Pacifist yogi or al-Qaida threat? Guantánamo parole board to decide

April 2014
Miami Herald

...Bihani has never been charged with a crime and is the youngest of seven sons to join the jihad in Afghanistan. Now, as the U.S. is extricating itself from Afghanistan, Bihani wants out of Guantánamo — but not back to his native Yemen.

As his attorney Pardiss Kebriaei tells it, Bihani has argued for years that he wants to get away from the turbulent region still rattled by the legacy of al-Qaida.

“I want a new life, independence — a new country with a better chance,” she quotes him as saying from their first phone call in 2011.

For Tuesday’s session, that’s all the public can hear from him. The Pentagon prohibits the press from listening in to anything but select, pre-approved opening statements.

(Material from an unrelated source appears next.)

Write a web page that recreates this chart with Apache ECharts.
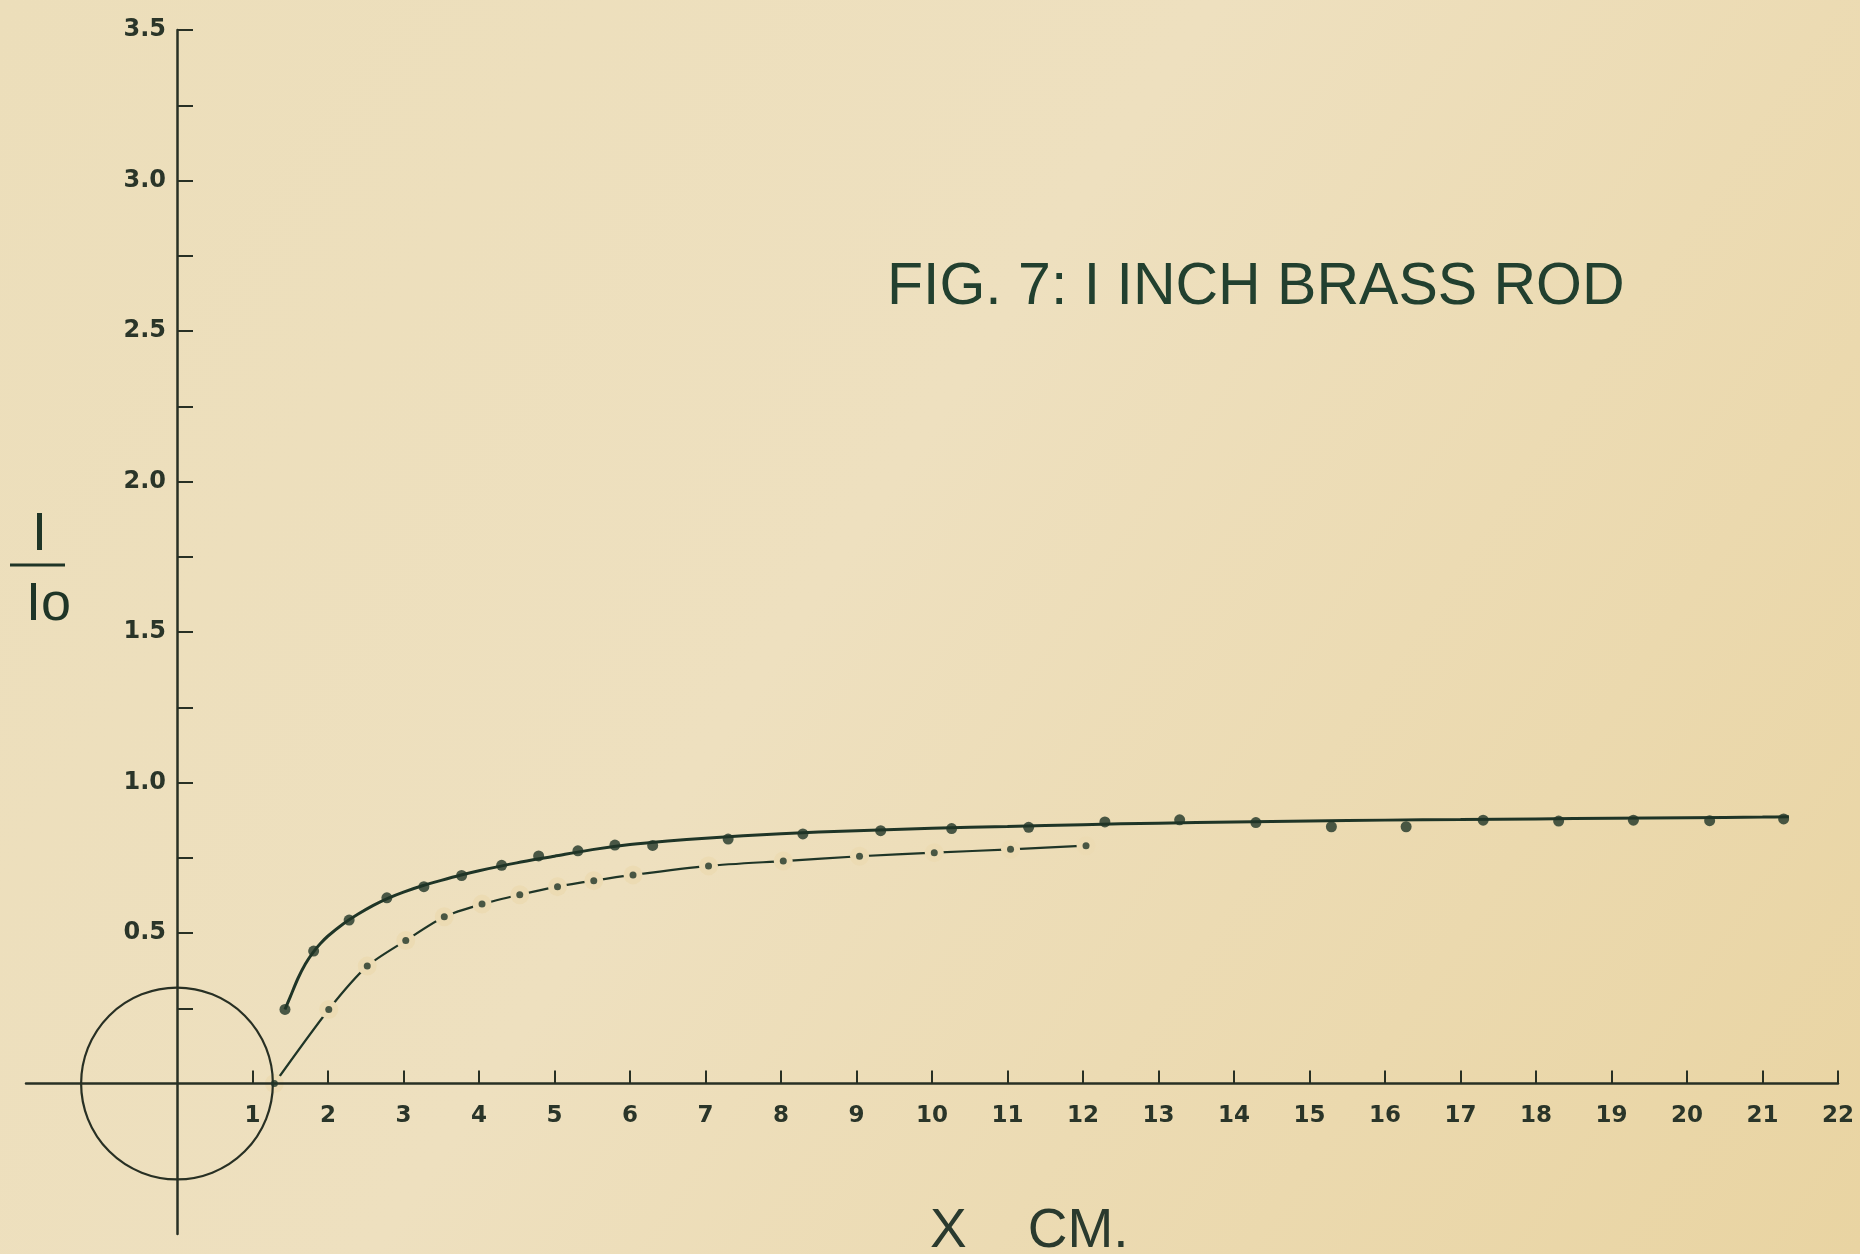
<!DOCTYPE html>
<html>
<head>
<meta charset="utf-8">
<script src="https://cdn.jsdelivr.net/npm/echarts@6/dist/echarts.min.js"></script>
<style>
  html, body { margin: 0; padding: 0; background: #ecdcb6; }
  #chart { width: 1860px; height: 1254px; }
</style>
</head>
<body>
<div id="chart"></div>
<script>
// ---- data ----
// measured points (large dots) on the solid curve
const solidX = [1.43, 1.81, 2.28, 2.78, 3.27, 3.77, 4.30, 4.79, 5.31, 5.80, 6.30, 7.30, 8.29, 9.32, 10.26, 11.28, 12.29, 13.28, 14.29, 15.29, 16.28, 17.30, 18.30, 19.29, 20.30, 21.28];
const solidY = [0.246, 0.440, 0.543, 0.617, 0.654, 0.691, 0.725, 0.756, 0.773, 0.792, 0.791, 0.812, 0.829, 0.840, 0.847, 0.851, 0.869, 0.876, 0.867, 0.853, 0.853, 0.875, 0.872, 0.875, 0.873, 0.879];
// hand-drawn smooth curve through the large dots
const fitX = [1.43, 1.5, 1.6, 1.7, 1.8, 1.9, 2.0, 2.2, 2.4, 2.6, 2.8, 3.0, 3.25, 3.5, 3.75, 4.0, 4.5, 5.0, 5.5, 6.0, 6.5, 7.0, 8.0, 9.0, 10, 11, 12, 13, 14, 15, 16, 17, 18, 19, 20, 21, 21.35];
const fitY = [0.246, 0.288, 0.348, 0.397, 0.435, 0.465, 0.490, 0.530, 0.563, 0.592, 0.616, 0.636, 0.657, 0.675, 0.692, 0.707, 0.733, 0.755, 0.777, 0.794, 0.806, 0.815, 0.830, 0.840, 0.848, 0.854, 0.860, 0.865, 0.869, 0.872, 0.875, 0.877, 0.879, 0.881, 0.883, 0.885, 0.886];
// dash-dot curve with small dots
const dashX = [1.29, 2.01, 2.52, 3.03, 3.54, 4.04, 4.54, 5.04, 5.52, 6.04, 7.04, 8.03, 9.04, 10.03, 11.04, 12.04];
const dashY = [0, 0.246, 0.390, 0.475, 0.554, 0.596, 0.627, 0.654, 0.674, 0.693, 0.723, 0.739, 0.755, 0.767, 0.778, 0.790];
// rod cross-section (1 inch diameter) centred at origin, radius in cm
const rodCenter = [0, 0];
const rodRadius = 1.27;
// ticks and labels
const xTicks = [1,2,3,4,5,6,7,8,9,10,11,12,13,14,15,16,17,18,19,20,21,22];
const yTicks = [0.25,0.5,0.75,1.0,1.25,1.5,1.75,2.0,2.25,2.5,2.75,3.0,3.25,3.5];
const yLabels = [0.5,1.0,1.5,2.0,2.5,3.0,3.5];
const titleText = 'FIG. 7: I INCH BRASS ROD';
const xName = 'X    CM.';
const yNameTop = 'I';
const yNameBottom = 'Io';

// ---- styling ----
const ink = '#1f3527';
const axisInk = '#283024';
const paper = '#ecdbb3';

const zip = (xs, ys) => xs.map((x, i) => [x, ys[i]]);

const GRID = { left: 26, right: 22, top: 30, bottom: 20 };
const W = 1860, H = 1254;
// place axis lines at the data zero (x=0 / y=0) by offsetting them from the grid edges
const xMin = -2, xMax = 22, yMin = -0.5, yMax = 3.5;
const plotW = W - GRID.left - GRID.right, plotH = H - GRID.top - GRID.bottom;
const yAxisOffset = -(0 - xMin) / (xMax - xMin) * plotW;
const xAxisOffset = -(0 - yMin) / (yMax - yMin) * plotH;

const chart = echarts.init(document.getElementById('chart'), null, { renderer: 'canvas' });
chart.setOption({
  animation: false,
  backgroundColor: {
    type: 'linear', x: 0, y: 0, x2: 1, y2: 1,
    colorStops: [
      { offset: 0, color: '#ecdeba' },
      { offset: 0.45, color: '#eee0bf' },
      { offset: 1, color: '#e9d4a2' }
    ]
  },
  grid: Object.assign({ containLabel: false, outerBoundsMode: 'none' }, GRID),
  xAxis: {
    type: 'value', min: xMin, max: xMax, interval: 1, z: 6,
    position: 'bottom', offset: xAxisOffset,
    axisLine: { onZero: false, lineStyle: { color: axisInk, width: 2.5 } },
    axisTick: { inside: true, length: 13, customValues: xTicks, lineStyle: { color: axisInk, width: 2 } },
    axisLabel: {
      customValues: xTicks, margin: 21, color: '#2a3529',
      fontFamily: 'DejaVu Sans', fontWeight: 'bold', fontSize: 23,
      formatter: v => String(v)
    },
    splitLine: { show: false }
  },
  yAxis: {
    type: 'value', min: yMin, max: yMax, interval: 0.25, z: 6,
    position: 'left', offset: yAxisOffset,
    axisLine: { onZero: false, lineStyle: { color: axisInk, width: 2.5 } },
    axisTick: { inside: true, length: 16, customValues: yTicks, lineStyle: { color: axisInk, width: 2 } },
    axisLabel: {
      customValues: yLabels, margin: 11, color: '#2a3529',
      fontFamily: 'DejaVu Sans', fontWeight: 'bold', fontSize: 24,
      formatter: v => Number(v).toFixed(1)
    },
    splitLine: { show: false }
  },
  series: [
    {
      name: 'rod', type: 'custom', z: 7,
      data: [[rodCenter[0], rodCenter[1], rodRadius]],
      renderItem: (params, api) => {
        const c = api.coord([api.value(0), api.value(1)]);
        const r = api.size([api.value(2), 0])[0];
        return {
          type: 'circle',
          shape: { cx: c[0], cy: c[1], r: r },
          style: { fill: 'none', stroke: axisInk, lineWidth: 2.2 }
        };
      },
      silent: true
    },
    {
      name: 'fit', type: 'line', z: 3,
      data: zip(fitX, fitY),
      smooth: 0.25,
      showSymbol: false, symbol: 'none',
      lineStyle: { color: ink, width: 3 }
    },
    {
      name: 'measured', type: 'scatter', z: 4,
      data: zip(solidX, solidY),
      symbol: 'circle', symbolSize: 11,
      itemStyle: { color: ink }
    },
    {
      name: 'dashdot', type: 'line', z: 3,
      data: zip(dashX, dashY),
      smooth: 0.25,
      showSymbol: true, symbol: 'circle', symbolSize: 19,
      itemStyle: { color: paper, borderWidth: 0 },
      lineStyle: { color: ink, width: 2.2 }
    },
    {
      name: 'dashdotDots', type: 'scatter', z: 8,
      data: zip(dashX, dashY),
      symbol: 'circle', symbolSize: 7,
      itemStyle: { color: ink }
    }
  ],
  graphic: [
    {
      type: 'text', left: 887, top: 258, z: 10,
      style: { text: titleText, fill: '#22402f', font: '59px "Liberation Sans", Arial, sans-serif' }
    },
    {
      type: 'text', left: 930, top: 1204, z: 10,
      style: { text: xName, fill: '#2a3a2e', font: '55px "Liberation Sans", Arial, sans-serif' }
    },
    {
      type: 'text', left: 32, top: 508, z: 10,
      style: { text: yNameTop, fill: ink, font: '54px "Liberation Sans", Arial, sans-serif' }
    },
    {
      type: 'line', z: 10,
      shape: { x1: 10, y1: 565, x2: 65, y2: 565 },
      style: { stroke: ink, lineWidth: 3 }
    },
    {
      type: 'text', left: 26, top: 578, z: 10,
      style: { text: yNameBottom, fill: ink, font: '54px "Liberation Sans", Arial, sans-serif' }
    }
  ]
});
</script>
</body>
</html>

But documents released on the eve of the hearing — the fourth since the Pentagon launched the process this summer — show the dilemma of what to do about the man who got to Guantánamo in the first days of the detention center and now has the status of a “forever prisoner.”

His lawyer and a military officer assigned to his case describe him as a one-time foot soldier who was the rank equivalent of a U.S. Army private. They say he’s now fed up with life on the fringes of jihad, a sickly man with unchecked diabetes who finds escape on the cellblocks in yoga.